Eq, Ord, Functor, Applicative, Monad, MonadFail, MonadFix, MonadIO,
Bifoldable, Bifunctor, HasResolution, Foldable, Eq1, Ord1, Eq2, Ord2,
IsString, TestCoercion, TestEquality, Storable, IsList, Num, Real,
Fractional, Generic, Generic1, GHCiSandboxIO, BufferedIO, RawIO,
IsLabel, PrintfType, HPrintfType, PrintfArg, IsChar

Some are surely more useful to generalize than others. But wow!

More classes morally could be included in this list but for two limiting factors:

• Many classes use lists somewhere. (For example, Show.) However, we could define a family of list types, one for each representation (which would box unboxed tuples), and then use a type family to select the appropriate list type, allowing generalizations of classes that use lists.
• Several classes (e.g., Integral) use tuples, preventing generalization. But we could just use unboxed tuples and away we go.

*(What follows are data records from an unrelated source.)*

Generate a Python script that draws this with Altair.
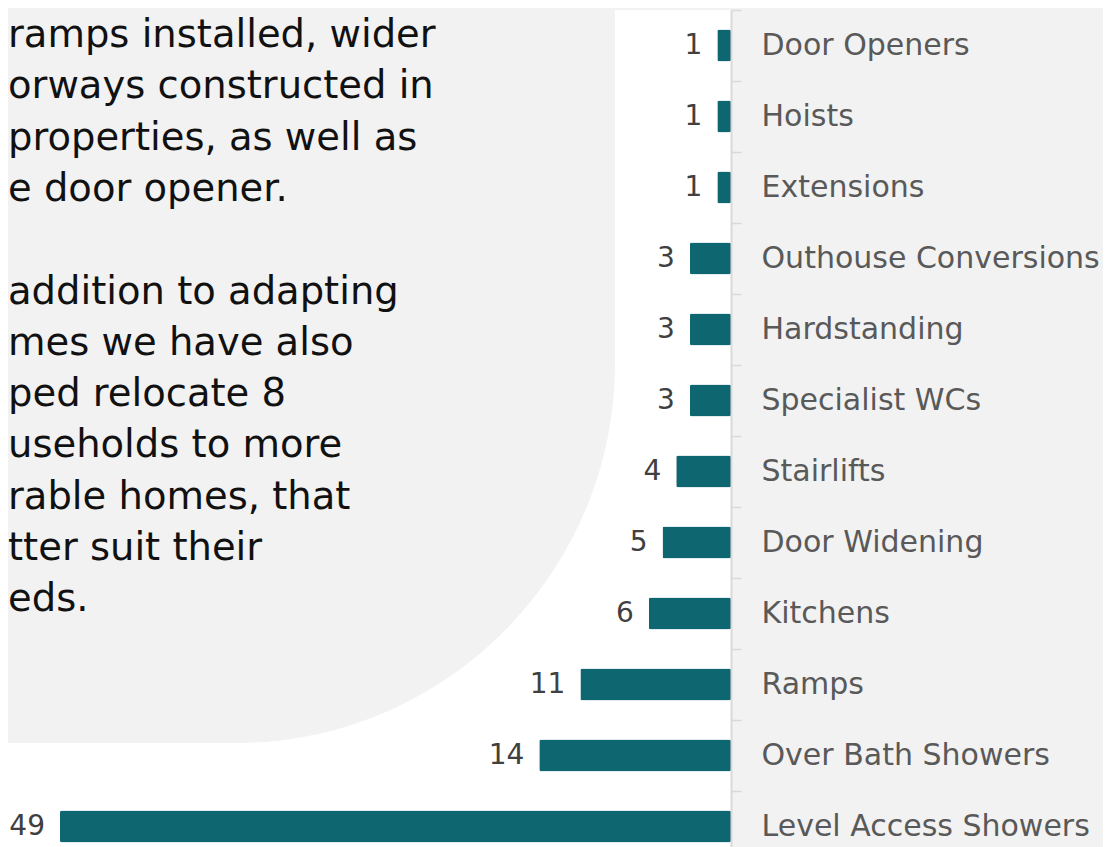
import altair as alt
import pandas as pd

# ---- data -------------------------------------------------------------
CATEGORIES = [
    "Door Openers",
    "Hoists",
    "Extensions",
    "Outhouse Conversions",
    "Hardstanding",
    "Specialist WCs",
    "Stairlifts",
    "Door Widening",
    "Kitchens",
    "Ramps",
    "Over Bath Showers",
    "Level Access Showers",
]
VALUES = [1, 1, 1, 3, 3, 3, 4, 5, 6, 11, 14, 49]

# visible (cropped) lines of the slide text on the left, two paragraphs
PARAGRAPH_1 = [
    "ramps installed, wider",
    "orways constructed in",
    "properties, as well as",
    "e door opener.",
]
PARAGRAPH_2 = [
    "addition to adapting",
    "mes we have also",
    "ped relocate 8",
    "useholds to more",
    "rable homes, that",
    "tter suit their",
    "eds.",
]

FONT = "DejaVu Sans"
BAR_COLOR = "#0e6670"
BG_GREY = "#f2f2f2"
LINE_H = 51.3

df = pd.DataFrame({"category": CATEGORIES, "value": VALUES})
one = pd.DataFrame({"k": [0]})
p1_df = pd.DataFrame({"t": ["\n".join(PARAGRAPH_1)]})
p2_df = pd.DataFrame({"t": ["\n".join(PARAGRAPH_2)]})

PLOT_W = 671
PLOT_H = 837

y_enc = alt.Y(
    "category:N",
    sort=CATEGORIES,
    scale=alt.Scale(range=[0, 852], paddingInner=0, paddingOuter=0),
    axis=alt.Axis(
        orient="right",
        title=None,
        tickBand="extent",
        domainColor="#d9d9d9",
        domainWidth=2,
        tickColor="#d9d9d9",
        tickWidth=1.5,
        tickSize=10,
        labelPadding=20,
        labelFont=FONT,
        labelFontSize=30,
        labelColor="#595959",
        labelLimit=500,
        zindex=1,
    ),
)
x_enc = alt.X(
    "value:Q",
    scale=alt.Scale(domain=[0, 49], reverse=True, nice=False, zero=True),
    axis=None,
)

# decorative slide background shapes
white = alt.Chart(one).mark_rect(color="#ffffff").encode(
    x=alt.value(-100), x2=alt.value(PLOT_W), y=alt.value(0), y2=alt.value(900)
)
blob = alt.Chart(one).mark_rect(color=BG_GREY, cornerRadiusBottomRight=380).encode(
    x=alt.value(-700), x2=alt.value(555), y=alt.value(-700), y2=alt.value(733)
)

text_style = dict(
    align="left",
    baseline="alphabetic",
    lineBreak="\n",
    lineHeight=LINE_H,
    font=FONT,
    fontSize=38.5,
    color="#111111",
)
para1 = alt.Chart(p1_df).mark_text(**text_style).encode(
    x=alt.value(-52), y=alt.value(37), text="t:N"
)
para2 = alt.Chart(p2_df).mark_text(**text_style).encode(
    x=alt.value(-52), y=alt.value(37 + 5 * LINE_H), text="t:N"
)

bars = alt.Chart(df).mark_bar(height=32, color=BAR_COLOR, cornerRadius=2).encode(
    x=x_enc, y=y_enc
)

labels = alt.Chart(df).mark_text(
    align="right",
    baseline="middle",
    dx=-15,
    font=FONT,
    fontSize=28,
    color="#404040",
).encode(x=x_enc, y=y_enc, text="value:Q")

chart = (
    alt.layer(white, blob, para1, para2, bars, labels)
    .properties(
        width=PLOT_W,
        height=PLOT_H,
        padding={"left": 52, "top": 2, "right": 372, "bottom": 0},
        autosize=alt.AutoSizeParams(type="none"),
        background=BG_GREY,
    )
    .configure_view(strokeWidth=0)
)

chart.save("out.html", embed_options={"renderer": "svg", "actions": False})
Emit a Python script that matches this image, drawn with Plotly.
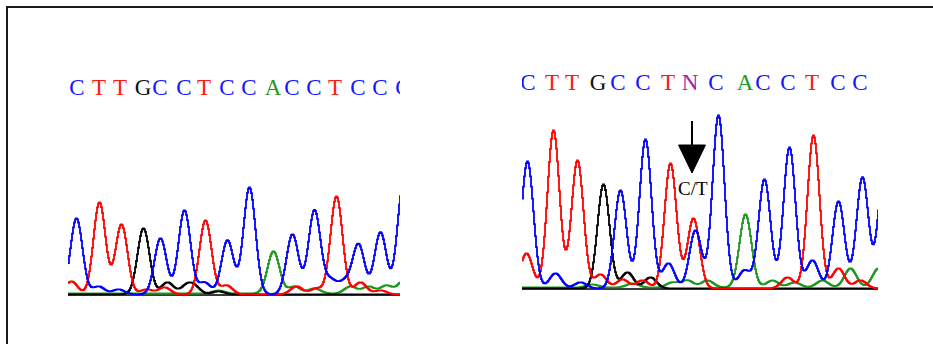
import numpy as np
import plotly.graph_objects as go

W, H = 933, 344

# ---------------- Left panel (wild type) ----------------
L_BASES = list("CTTGCCTCCACCTCCC")
L_BASE_POS = [9, 31, 52, 75, 92, 116, 136, 159, 181, 205, 224, 246, 267, 290, 312, 335]

L_C_POS = [8, 30, 50, 92, 116, 136, 159, 181, 224, 246, 262, 276, 290, 312, 335]      # blue
L_C_HT  = [76, 8, 5, 56, 84, 12, 54, 107, 60, 84, 14, 12, 50, 62, 112]
L_T_POS = [3, 31, 53, 78, 96, 137, 158, 228, 248, 268, 292, 312]                       # red
L_T_HT  = [13, 92, 70, 5, 7, 74, 9, 8, 6, 98, 12, 4]
L_G_POS = [75, 99, 118, 126, 150]                                                      # black
L_G_HT  = [66, 12, 8, 7, 3]
L_A_POS = [150, 205, 226, 246, 282, 300, 318, 336]                                     # green
L_A_HT  = [3, 42, 7, 5, 7, 7, 8, 14]
L_FLOOR = 1.5

# ---------------- Right panel (heterozygous C/T) ----------------
R_BASES = list("CTTGCCTNCACCTCC")
R_BASE_POS = [6, 30, 50, 76, 96, 121, 146, 168, 194, 223, 241, 266, 290, 316, 338]
VARIANT_POS = 170
VARIANT_LABEL = "C/T"

R_C_POS = [5, 33, 58, 98, 123, 146, 173, 196, 222, 242, 267, 290, 316, 340, 362]      # blue
R_C_HT  = [127, 15, 6, 98, 149, 25, 58, 173, 18, 109, 141, 28, 87, 111, 125]
R_T_POS = [4, 31, 55, 78, 100, 120, 148, 171, 265, 291, 316, 338]                     # red
R_T_HT  = [35, 158, 128, 14, 9, 8, 125, 70, 11, 153, 20, 8]
R_G_POS = [81, 105, 128]                                                               # black
R_G_HT  = [104, 16, 11]
R_A_POS = [70, 110, 150, 165, 185, 223, 250, 272, 300, 328, 356]                      # green
R_A_HT  = [3, 4, 5, 7, 7, 73, 7, 5, 7, 19, 19]
R_FLOOR = 1.5

BASE_COLORS = {"C": "#1515ff", "T": "#ff1a10", "G": "#111111", "A": "#1e9a1e", "N": "#a21fa6"}
TRACE_COLORS = {"C": "#0000ff", "T": "#ff0000", "G": "#000000", "A": "#1c961c"}

SIGMA = 6.0


def trace_curve(xs, pos, ht, floor=0.0):
    y = np.full_like(xs, floor, dtype=float)
    for p, h in zip(pos, ht):
        y += h * np.exp(-((xs - p) ** 2) / (2 * SIGMA ** 2))
    return y


fig = go.Figure()

panels = [
    dict(ax="x", ay="y", xmax=332, bases=L_BASES, bpos=L_BASE_POS, letter_y=206,
         ch={"A": (L_A_POS, L_A_HT), "G": (L_G_POS, L_G_HT), "T": (L_T_POS, L_T_HT), "C": (L_C_POS, L_C_HT)},
         floor=L_FLOOR),
    dict(ax="x2", ay="y2", xmax=356, bases=R_BASES, bpos=R_BASE_POS, letter_y=205,
         ch={"A": (R_A_POS, R_A_HT), "G": (R_G_POS, R_G_HT), "T": (R_T_POS, R_T_HT), "C": (R_C_POS, R_C_HT)},
         floor=R_FLOOR),
]

for pn in panels:
    xs = np.arange(0, pn["xmax"] + 1, 1.0)
    fig.add_trace(go.Scatter(x=[0, pn["xmax"]], y=[0, 0], mode="lines",
                             line=dict(color="#3a3a3a", width=2.2),
                             xaxis=pn["ax"], yaxis=pn["ay"], hoverinfo="skip"))
    for base in ["A", "G", "T", "C"]:
        pos, ht = pn["ch"][base]
        fl = pn["floor"] if base == "A" else 0.6
        ys = trace_curve(xs, pos, ht, fl)
        fig.add_trace(go.Scatter(x=xs, y=ys, mode="lines", line_shape="hv",
                                 line=dict(color=TRACE_COLORS[base], width=1.8),
                                 xaxis=pn["ax"], yaxis=pn["ay"], hoverinfo="skip"))
    fig.add_trace(go.Scatter(
        x=pn["bpos"], y=[pn["letter_y"]] * len(pn["bpos"]), mode="text",
        text=pn["bases"], cliponaxis=True,
        textfont=dict(family="Liberation Serif", size=23,
                      color=[BASE_COLORS[b] for b in pn["bases"]]),
        xaxis=pn["ax"], yaxis=pn["ay"], hoverinfo="skip"))

# Variant arrow and label on right panel
fig.add_shape(type="line", xref="x2", yref="y2", x0=VARIANT_POS, x1=VARIANT_POS, y0=168, y1=143,
              line=dict(color="black", width=2))
fig.add_shape(type="path", xref="x2", yref="y2",
              path=f"M {VARIANT_POS-13.5},144 L {VARIANT_POS+13.5},144 L {VARIANT_POS},116 Z",
              fillcolor="black", line=dict(color="black", width=1))
fig.add_annotation(x=VARIANT_POS + 1, y=101, xref="x2", yref="y2", text=VARIANT_LABEL,
                   showarrow=False, font=dict(family="Liberation Serif", size=19, color="black"))

# Outer border
fig.add_shape(type="rect", xref="paper", yref="paper",
              x0=7 / W, x1=(W + 10) / W, y0=1 - 7 / H, y1=-0.2,
              line=dict(color="#1a1a1a", width=2))


def ydom(base_px, lo, hi):
    return [1 - (base_px - lo) / H, 1 - (base_px - hi) / H]


fig.update_layout(
    width=W, height=H, margin=dict(l=0, r=0, t=0, b=0),
    paper_bgcolor="white", plot_bgcolor="white", showlegend=False,
    xaxis=dict(domain=[68 / W, 400 / W], range=[0, 332], visible=False),
    yaxis=dict(domain=ydom(295, -3, 226), range=[-3, 226], visible=False),
    xaxis2=dict(domain=[522 / W, 878 / W], range=[0, 356], visible=False, anchor="y2"),
    yaxis2=dict(domain=ydom(289, -3, 232), range=[-3, 232], visible=False, anchor="x2"),
)

fig.write_html("out.html", config={"displayModeBar": False},
               post_script="document.body.style.margin='0';document.body.style.overflow='hidden';")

Another annoyance was that Applicative can be generalized to make its parameter f :: Type -> TYPE r, but not f :: TYPE r1 -> TYPE r2. The latter is impossible because the class definition mentions f (a -> b), and functions are always lifted.

It would be lovely, though, to ponder the possibility of class Applicative (f :: forall (r1 :: RuntimeRep). TYPE r1 -> TYPE r2), where Applicative would then have a higher-rank kind. And, we could generalize IO (it's implemented using an unboxed tuple, after all) and then IO could be made an instance of this new Applicative. Monad would soon follow, and you'd then be able to return unboxed values in do-notation.

A final note: In testing all this, I had to add default signatures imposing a r ~ LiftedRep constraint whenever a generalized class had a default implementation, because the default implementation would work only at kind Type. This works, but it's disappointing that there can be no defaults at representations other than LiftedRep. However, I've realized we can. Instead of r ~ LiftedRep in the default signature, impose a Typeable r constraint. Then we can do a runtime type test to figure out the representation and to squash the levity polymorphism. (This actually works.) A sufficiently smart compiler would be able to optimize away the runtime type test in any non-levity-polymorphic class instance. And we're just left with happiness and a wicked powerful type system.

My (rushed, somewhat shoddy) work on this is ​here. I don't expect that to ever be merged -- I just was exploring the possibility.